Color palette: Choosing 2-3 primary brand colors and using them across all ad creatives
Pick two or three primary colors. Use them in every ad. No exceptions mid-campaign. Switching palettes confuses audiences and resets the recognition you have already built.
Typography: Selecting 1-2 fonts that reflect your brand tone and sticking to them
One primary font. One secondary, if you need contrast. That's it. More fonts look messy and unfocused. Per Meta's creative best practices for text in ads, clean and readable copy always outperforms decorative but hard-to-read type. Legibility is part of your brand.
Logo placement and usage: Guidelines for when and how to include your logo
Your logo should appear in a consistent position across creatives. Top-left and bottom-right are common conventions. Meta's documentation on logo overlays for video ads confirms that strategic, consistent logo placement boosts brand visibility without obscuring your message or violating ad policies.
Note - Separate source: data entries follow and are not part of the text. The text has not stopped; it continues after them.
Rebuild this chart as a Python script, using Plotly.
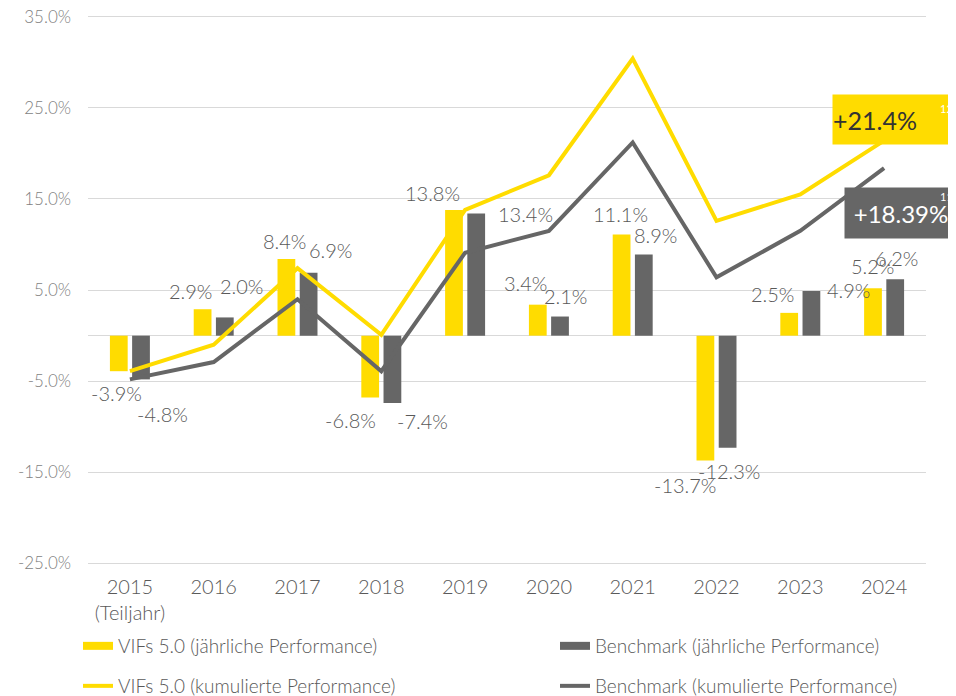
import plotly.graph_objects as go

# ---------------- data ----------------
years = ["2015", "2016", "2017", "2018", "2019", "2020", "2021", "2022", "2023", "2024"]
x_ticktext = ["2015<br>(Teiljahr)", "2016", "2017", "2018", "2019", "2020", "2021", "2022", "2023", "2024"]

vifs_annual = [-3.9, 2.9, 8.4, -6.8, 13.8, 3.4, 11.1, -13.7, 2.5, 5.2]
bm_annual = [-4.8, 2.0, 6.9, -7.4, 13.4, 2.1, 8.9, -12.3, 4.9, 6.2]

vifs_cum = [-3.9, -1.0, 7.4, 0.1, 13.8, 17.6, 30.4, 12.6, 15.5, 21.4]
bm_cum = [-4.8, -2.9, 4.0, -3.9, 9.1, 11.5, 21.2, 6.4, 11.5, 18.39]

y_tickvals = [35, 25, 15, 5, -5, -15, -25]
y_ticktext = ["35.0%", "25.0%", "15.0%", "5.0%", "-5.0%", "-15.0%", "-25.0%"]

names = [
    "VIFs 5.0 (jährliche Performance)",
    "Benchmark (jährliche Performance)",
    "VIFs 5.0 (kumulierte Performance)",
    "Benchmark (kumulierte Performance)",
]
end_marks = ["125", "115"]

# ---------------- style ----------------
YELLOW = "#FFDC00"
GREY = "#666666"
TXT = "#595959"
FONT = "Lato"

# label pixel offsets (dx right, dy down) relative to category centre / value
vifs_lbl_off = [(-13, 22), (-23, -18), (-13, -18), (-31, 22), (-33, -17),
                (-23, -22), (-12, -21), (-32, 24), (-28, -19), (-12, -22)]
bm_lbl_off = [(33, 35), (28, -31), (33, -23), (41, 18), (60, 0),
              (17, -21), (23, -20), (12, 23), (48, -1), (12, -21)]

# page has an 8px body margin: figure is sized to fit the window
OFF = 8
W, H = 956 - OFF, 696 - OFF
ML, MR, MT, MB = 80, 30, 0, 123
PW, PH = W - ML - MR, H - MT - MB


def px(sx):
    return (sx - OFF - ML) / PW


def py(sy):
    return (H - MB - (sy - OFF)) / PH


fig = go.Figure()
fig.add_trace(go.Bar(x=years, y=vifs_annual, name=names[0], marker_color=YELLOW,
                     marker_line_width=0, showlegend=False))
fig.add_trace(go.Bar(x=years, y=bm_annual, name=names[1], marker_color=GREY,
                     marker_line_width=0, showlegend=False))
fig.add_trace(go.Scatter(x=years, y=vifs_cum, name=names[2], mode="lines",
                         line=dict(color=YELLOW, width=4), legend="legend3"))
fig.add_trace(go.Scatter(x=years, y=bm_cum, name=names[3], mode="lines",
                         line=dict(color=GREY, width=4), legend="legend4"))
# legend glyphs for the bar series (flat wide bars as in the original legend)
fig.add_trace(go.Scatter(x=[None], y=[None], name=names[0], mode="lines",
                         line=dict(color=YELLOW, width=8), legend="legend", hoverinfo="skip"))
fig.add_trace(go.Scatter(x=[None], y=[None], name=names[1], mode="lines",
                         line=dict(color=GREY, width=8), legend="legend2", hoverinfo="skip"))

ann = []
for i, (v, (dx, dy)) in enumerate(zip(vifs_annual, vifs_lbl_off)):
    ann.append(dict(x=i, y=v, xref="x", yref="y", text=f"{v:.1f}%", showarrow=False,
                    xshift=dx, yshift=-dy, font=dict(family=FONT, size=20, color=TXT, weight=300)))
for i, (v, (dx, dy)) in enumerate(zip(bm_annual, bm_lbl_off)):
    ann.append(dict(x=i, y=v, xref="x", yref="y", text=f"{v:.1f}%", showarrow=False,
                    xshift=dx, yshift=-dy, font=dict(family=FONT, size=20, color=TXT, weight=300)))

# end-value boxes
ann.append(dict(x=px(832), y=py(94), xref="paper", yref="paper", xanchor="left", yanchor="top",
                text=f"+{vifs_cum[-1]:.1f}%", showarrow=False, width=124, height=49,
                align="left", valign="middle", bgcolor=YELLOW, borderpad=0,
                font=dict(family=FONT, size=25, color="#333333")))
ann.append(dict(x=px(844), y=py(187), xref="paper", yref="paper", xanchor="left", yanchor="top",
                text=f"+{bm_cum[-1]:.2f}%", showarrow=False, width=112, height=50,
                align="center", valign="middle", bgcolor=GREY, borderpad=0,
                font=dict(family=FONT, size=24, color="white")))
ann.append(dict(x=px(938), y=py(108), xref="paper", yref="paper", xanchor="left", yanchor="middle",
                text=end_marks[0], showarrow=False, font=dict(family=FONT, size=11, color="white")))
ann.append(dict(x=px(938), y=py(196), xref="paper", yref="paper", xanchor="left", yanchor="middle",
                text=end_marks[1], showarrow=False, font=dict(family=FONT, size=11, color="white")))

leg_common = dict(orientation="h", xanchor="left", yanchor="middle",
                  font=dict(family=FONT, size=19, color=TXT, weight=300), bgcolor="rgba(0,0,0,0)")

# y range so that 35% sits at screen y≈16.7 and -25% at ≈563.5 (9.113 px per %)
PXPP = 9.113
y_top = 35 + (16.7 - OFF - MT) / PXPP
y_bot = y_top - PH / PXPP

fig.update_layout(
    width=W, height=H,
    margin=dict(l=ML, r=MR, t=MT, b=MB, pad=0, autoexpand=False),
    paper_bgcolor="white", plot_bgcolor="white",
    barmode="group", bargap=0.47, bargroupgap=0.2,
    font=dict(family=FONT, color=TXT),
    annotations=ann,
    showlegend=True,
    legend=dict(x=px(78), y=py(646), **leg_common),
    legend2=dict(x=px(555), y=py(646), **leg_common),
    legend3=dict(x=px(78), y=py(686), **leg_common),
    legend4=dict(x=px(555), y=py(686), **leg_common),
)
fig.update_xaxes(type="category", tickvals=years, ticktext=x_ticktext, showgrid=False,
                 showline=False, ticks="", tickfont=dict(family=FONT, size=20, color=TXT, weight=300),
                 range=[-0.5, 9.5])
fig.update_yaxes(range=[y_bot, y_top], tickvals=y_tickvals, ticktext=y_ticktext, showgrid=True,
                 gridcolor="#D9D9D9", gridwidth=1, zeroline=True, zerolinecolor="#D9D9D9",
                 zerolinewidth=1, showline=False, ticks="", ticklabelstandoff=16,
                 ticklabeloverflow="allow",
                 tickfont=dict(family=FONT, size=17, color="#7F7F7F", weight=300))

fig.write_html("out.html")
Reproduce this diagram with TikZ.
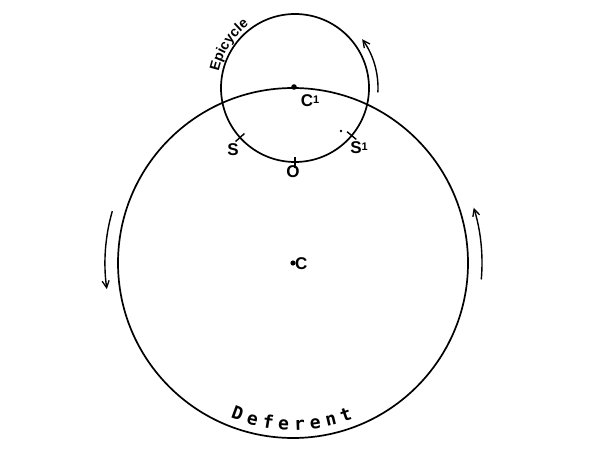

Visual style and imagery: Maintaining a consistent tone in photography, illustrations, or video
Whether you use bold lifestyle photography or clean product shots, stick to one visual language. Mixing styles across a campaign makes ads feel disconnected, even when the colors match. Choose a style and commit to it.
Messaging and voice: Aligning ad copy with your brand's personality
Your copy tone is part of your brand. Casual and direct. Authoritative and clear. Decide, then apply it everywhere. Per Meta's guidance on creative best practices for text in ads, messaging clarity and consistency drive stronger ad performance across the board.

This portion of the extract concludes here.